In questa prospettiva, legittimamente è stata valorizzata negativamente, in modo assorbente, la sistematicità delle condotte incriminate, che, al di là dei quantitativi di volta in volta trattati, deponeva per una pericolosità dell’attività, siccome dimostrativa di contatti con gli ambienti illeciti dei traffici di droga.

Corretto, infine, sempre con riferimento allo Z., è il riconoscimento della recidiva reiterata e dei relativi effetti, avendo, per quanto interessa, il giudicante fatto riferimento alla commissione di taluno dei fatti incriminati sicuramente in epoca successiva all’entrata in vigore della legge ex Cirielli, entrata in vigore in data 8.12.2005 (v. pag 6 della sentenza impugnata in cui viene dato atto che i fatti, oggetto del procedimento, sono stati commessi tra il 5 novembre e l’11 dicembre 2005).
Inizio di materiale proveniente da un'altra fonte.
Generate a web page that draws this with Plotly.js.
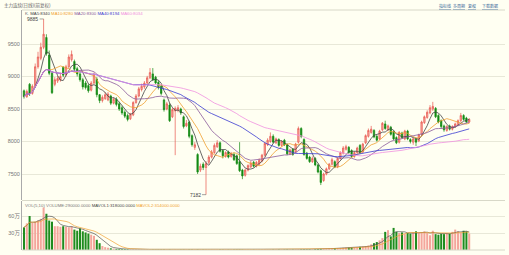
<!DOCTYPE html>
<html><head><meta charset="utf-8">
<script src="https://cdn.plot.ly/plotly-3.0.1.min.js"></script>
<style>html,body{margin:0;padding:0;background:#fffff2;}#c{width:509px;height:255px;}</style>
</head><body><div id="c"></div>
<script>
const opens=[8780,8690,8880,8740,8850,9150,9280,9450,9600,9330,
9050,8880,8930,8950,9140,9030,9150,9260,9230,9120,
9040,8950,8900,8860,8790,8900,8960,8720,8630,8660,
8640,8700,8590,8650,8580,8520,8450,8400,8350,8410,
8600,8700,8800,8840,8900,8980,9040,8990,8910,8850,
8640,8500,8560,8380,8470,8480,8500,8380,8240,8300,
8090,7910,7800,7560,7650,7600,7680,7760,7830,7920,
7980,7860,7770,7840,7770,7800,7780,7690,7560,7480,
7560,7610,7680,7620,7650,7700,7790,7950,8000,8080,
7980,8030,7940,8020,7950,7810,7880,7840,7990,8200,
8030,7820,7760,7690,7740,7640,7550,7400,7500,7580,
7650,7690,7610,7740,7820,7880,7910,7860,7770,7830,
7940,7840,7980,8080,8140,8170,8080,8040,8180,8270,
8180,8220,8150,8060,7990,8130,8040,8160,8030,7990,
8040,8010,8110,8290,8370,8440,8500,8510,8400,8320,
8240,8170,8240,8190,8230,8260,8320,8400,8360,8300];
const closes=[8690,8770,8740,8850,9150,9300,9450,9650,9350,9050,
8750,8950,8970,9000,9020,9150,9300,9340,9110,9040,
8950,8840,8830,8780,8900,9020,8720,8630,8680,8720,
8730,8590,8650,8570,8500,8440,8390,8340,8420,8600,
8700,8810,8850,8900,8980,9060,8950,8900,8830,8740,
8490,8580,8320,8490,8510,8520,8440,8230,8280,8080,
7950,7950,7530,7620,7600,7660,7760,7840,7940,7980,
7850,7780,7830,7760,7810,7720,7660,7550,7470,7560,
7630,7670,7620,7680,7710,7790,7970,8020,8080,7990,
8040,7940,8000,7950,7810,7870,7800,7960,8200,8080,
7800,7740,7690,7740,7640,7530,7370,7500,7580,7650,
7720,7610,7740,7830,7900,7920,7830,7770,7830,7900,
7830,7960,8090,8170,8190,8070,8020,8160,8280,8200,
8240,8110,8040,7980,8140,8060,8160,8040,8000,8040,
7990,8100,8300,8380,8450,8520,8540,8380,8300,8230,
8180,8230,8190,8230,8270,8320,8400,8340,8300,8340];
const highs=[8800,8800,8900,8880,9200,9380,9520,9885,9650,9400,
9080,8990,9010,9060,9160,9180,9340,9400,9260,9150,
9080,8980,8930,8890,8930,9060,8990,8730,8710,8760,
8760,8720,8680,8680,8610,8550,8480,8430,8440,8620,
8730,8840,8890,8930,9010,9130,9130,9010,8940,8870,
8660,8610,8590,8520,8540,8560,8520,8400,8330,8320,
8110,7990,7820,7660,7680,7700,7790,7870,7970,8020,
8000,7880,7850,7860,7840,7830,7800,7990,7580,7580,
7650,7700,7700,7700,7740,7810,7990,8050,8140,8110,
8060,8050,8020,8040,7970,7890,7900,7980,8230,8220,
8050,7840,7780,7770,7760,7660,7570,7520,7600,7670,
7750,7710,7760,7850,7930,7950,7930,7880,7850,7920,
7960,7980,8110,8200,8240,8190,8100,8180,8300,8320,
8260,8240,8170,8080,8160,8150,8180,8180,8050,8060,
8060,8120,8320,8400,8480,8560,8610,8530,8420,8340,
8260,8250,8260,8250,8290,8340,8440,8420,8380,8360];
const lows=[8660,8670,8700,8720,8830,9120,9250,9420,9320,9020,
8730,8850,8900,8920,8990,9000,9120,9230,9080,9000,
8920,8800,8800,8750,8770,8880,8680,8590,8600,8640,
8620,8560,8570,8540,8470,8410,8360,8310,8330,8390,
8580,8680,8770,8810,8880,8960,8930,8880,8800,8710,
8460,8480,8300,8360,7790,8450,8410,8200,8220,8050,
7920,7870,7500,7530,7560,7182,7650,7740,7810,7900,
7830,7740,7750,7740,7750,7700,7640,7530,7420,7460,
7540,7590,7600,7600,7630,7680,7770,7930,7980,7970,
7960,7920,7920,7930,7790,7790,7780,7820,7970,8050,
7780,7720,7670,7670,7620,7510,7330,7380,7480,7560,
7630,7590,7590,7720,7800,7860,7810,7750,7750,7810,
7810,7820,7960,8060,8120,8050,8000,8020,8160,8180,
8160,8090,8020,7960,7970,8040,8020,8020,7970,7950,
7930,7990,8090,8270,8350,8420,8470,8360,8280,8200,
8150,8150,8170,8170,8210,8240,8300,8320,8280,8280];
// volume in 万 (10,000) units
const volumes=[40,47,60,48,50,52,55,75,64,52,
50,42,42,41,42,41,40,42,36,34,
38,33,31,29,27,25,18,12,7,5,
4,3,2.5,2,1.8,1.5,1.5,1.3,1.2,1.2,
1.1,1.2,1.0,1.1,1.2,1.0,1.1,0.9,1.0,1.1,
1.2,1.0,1.1,0.9,1.3,1.0,0.9,1.1,1.0,1.2,
1.1,1.0,1.4,1.2,1.0,1.3,1.1,1.0,0.9,1.0,
1.1,1.0,0.9,1.0,1.1,1.0,1.2,1.3,1.1,1.0,
1.0,1.1,0.9,1.0,1.1,1.2,1.4,1.2,1.3,1.1,
1.0,1.2,1.1,1.0,1.2,1.1,1.0,1.3,1.6,1.4,
1.5,1.3,1.4,1.5,1.6,1.8,2.0,2.2,2.4,2.8,
3.0,3.2,3.5,3.6,3.8,4.0,4.2,4.3,4.6,5.0,
5.5,6,7,8,10,12,14,17,21,32,
35,24,39,32,30,31,28,30,29,31,
33,30,31,33,30,26,34,28,27,29,
28,30,29,32,36,33,30,34,33,29];
const priceTicks=[7500,8000,8500,9000,9500];
const volTicks=[30,60];
const volTickText=["30万","60万"];
const maPeriods=[5,10,20,40,60];
const maColors=["#444444","#f0a030","#8a5a9a","#3a3ad0","#f090e0"];

const N=closes.length;
const xs=closes.map((_,i)=>i);
function ma(arr,p){return arr.map((_,i)=>{const s=Math.max(0,i-p+1);let t=0;for(let k=s;k<=i;k++)t+=arr[k];return t/(i-s+1);});}

const W=509,H=255;
const px=v=>v/W, py=v=>1-v/H;
const d=2.8;
const xr=[-(24-22)/d,(N-1)+(505-(24+(N-1)*d))/d];

const traces=[];
traces.push({type:'candlestick',x:xs,open:opens,high:highs,low:lows,close:closes,xaxis:'x',yaxis:'y',
 increasing:{line:{color:'#e8584f',width:0.7},fillcolor:'#f7aaa2'},
 decreasing:{line:{color:'#128a12',width:0.7},fillcolor:'#128a12'},
 whiskerwidth:0,showlegend:false,hoverinfo:'skip'});
const maVals=[];
maPeriods.forEach((p,j)=>{const m=ma(closes,p);maVals.push(m);
 traces.push({type:'scatter',mode:'lines',x:xs,y:m,xaxis:'x',yaxis:'y',line:{color:maColors[j],width:0.8},showlegend:false,hoverinfo:'skip'});});
const volColors=closes.map((c,i)=>c>=opens[i]?'#f4a69c':'#1f8c1f');
traces.push({type:'bar',x:xs,y:volumes,xaxis:'x2',yaxis:'y2',marker:{color:volColors,line:{width:0}},width:0.72,showlegend:false,hoverinfo:'skip'});
const mv1=ma(volumes,5),mv2=ma(volumes,10);
traces.push({type:'scatter',mode:'lines',x:xs,y:mv1,xaxis:'x2',yaxis:'y2',line:{color:'#555555',width:0.7},showlegend:false,hoverinfo:'skip'});
traces.push({type:'scatter',mode:'lines',x:xs,y:mv2,xaxis:'x2',yaxis:'y2',line:{color:'#f0a030',width:0.7},showlegend:false,hoverinfo:'skip'});

const last=N-1;
const f0=v=>Math.round(v);
const hdr='<span style="color:#666">K. </span>'+maPeriods.map((p,j)=>'<span style="color:'+maColors[j]+'">MA'+p+':'+f0(maVals[j][last])+'</span>').join(' ');
const vhdr='<span style="color:#777">VOL(5,10) VOLUME:'+(volumes[last]*10000).toFixed(4)+'</span> <span style="color:#444">MAVOL1:'+(mv1[last]*10000).toFixed(4)+'</span> <span style="color:#f0a030">MAVOL2:'+(mv2[last]*10000).toFixed(4)+'</span>';
const font='Liberation Sans, Noto Sans CJK SC, sans-serif';
const layout={width:W,height:H,margin:{l:0,r:0,t:0,b:0},paper_bgcolor:'#fffff2',plot_bgcolor:'#fffff2',
 font:{family:font,size:5,color:'#666'},showlegend:false,bargap:0.3,
 xaxis:{domain:[px(22),px(505)],range:xr,showticklabels:false,showgrid:false,zeroline:false,rangeslider:{visible:false},fixedrange:true,anchor:'y'},
 xaxis2:{domain:[px(22),px(505)],range:xr,matches:'x',showticklabels:false,showgrid:false,zeroline:false,anchor:'y2'},
 yaxis:{domain:[py(200),py(10)],range:[7100,10023],tickvals:priceTicks,ticktext:priceTicks.map(String),gridcolor:'#e8e8d8',gridwidth:1,zeroline:false,showline:true,linecolor:'#aaa',linewidth:1,ticks:'',tickfont:{size:5.5,color:'#777'}},
 yaxis2:{domain:[py(250),py(201)],range:[0,86.5],tickvals:volTicks,ticktext:volTickText,gridcolor:'#e8e8d8',zeroline:false,showline:true,linecolor:'#aaa',linewidth:1,ticks:'',tickfont:{size:5.5,color:'#777'}},
 shapes:[
  {type:'line',xref:'paper',yref:'paper',x0:px(22),x1:px(505),y0:py(10),y1:py(10),line:{color:'#d8d8c8',width:1}},
  {type:'line',xref:'paper',yref:'paper',x0:px(22),x1:px(505),y0:py(200.5),y1:py(200.5),line:{color:'#d8d8c8',width:1}},
  {type:'line',xref:'paper',yref:'paper',x0:px(22),x1:px(505),y0:py(250),y1:py(250),line:{color:'#d8d8c8',width:1}}
 ],
 annotations:[
  {xref:'paper',yref:'paper',x:px(2),y:py(5),xanchor:'left',yanchor:'middle',showarrow:false,text:'主力连续(日线)(前复权)',font:{size:4.5,color:'#666'}},
  {xref:'paper',yref:'paper',x:px(437),y:py(6),xanchor:'left',yanchor:'middle',showarrow:false,text:'<u>指标线</u>',font:{size:4,color:'#3a6a9a'}},
  {xref:'paper',yref:'paper',x:px(451),y:py(6),xanchor:'left',yanchor:'middle',showarrow:false,text:'<u>多周期</u>',font:{size:4,color:'#3a6a9a'}},
  {xref:'paper',yref:'paper',x:px(466),y:py(6),xanchor:'left',yanchor:'middle',showarrow:false,text:'<u>复权</u>',font:{size:4,color:'#3a6a9a'}},
  {xref:'paper',yref:'paper',x:px(480),y:py(6),xanchor:'left',yanchor:'middle',showarrow:false,text:'<u>下载数据</u>',font:{size:4,color:'#3a6a9a'}},
  {xref:'paper',yref:'paper',x:px(23),y:py(13),xanchor:'left',yanchor:'middle',showarrow:false,text:hdr,font:{size:4.3}},
  {xref:'paper',yref:'paper',x:px(23),y:py(205),xanchor:'left',yanchor:'middle',showarrow:false,text:vhdr,font:{size:4.3}},
  {x:7,y:9885,xref:'x',yref:'y',text:String(9885),showarrow:true,arrowhead:0,arrowwidth:0.6,arrowcolor:'#666',ax:-11,ay:0,font:{size:5,color:'#444'}},
  {x:65,y:7182,xref:'x',yref:'y',text:String(7182),showarrow:true,arrowhead:0,arrowwidth:0.6,arrowcolor:'#666',ax:-11,ay:0,font:{size:5,color:'#444'}}
 ]};
Plotly.newPlot('c',traces,layout,{staticPlot:true,displayModeBar:false});
</script></body></html>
Va rigettato anche l’ulteriore motivo proposto dal C. (del primo si è detto sopra). Trattasi di doglianza di merito, implicante la richiesta di una rinnovata valutazione del contenuto delle intercettazioni, che il giudicante, in linea con i principi sopra richiamati, ha sviluppato in modo satisfattivo dal punto di vista logico, non potendosi qui proporre la diversa, opinabile (ri)lettura del ricorrente.

Al rigetto dei ricorsi consegue la condanna dei ricorrenti al pagamento delle spese processuali.
P.Q.M.

Rigetta i ricorsi e condanna i ricorrenti al pagamento delle spese processuali.

Testo non ufficiale. La sola stampa del bollettino ufficiale ha carattere legale.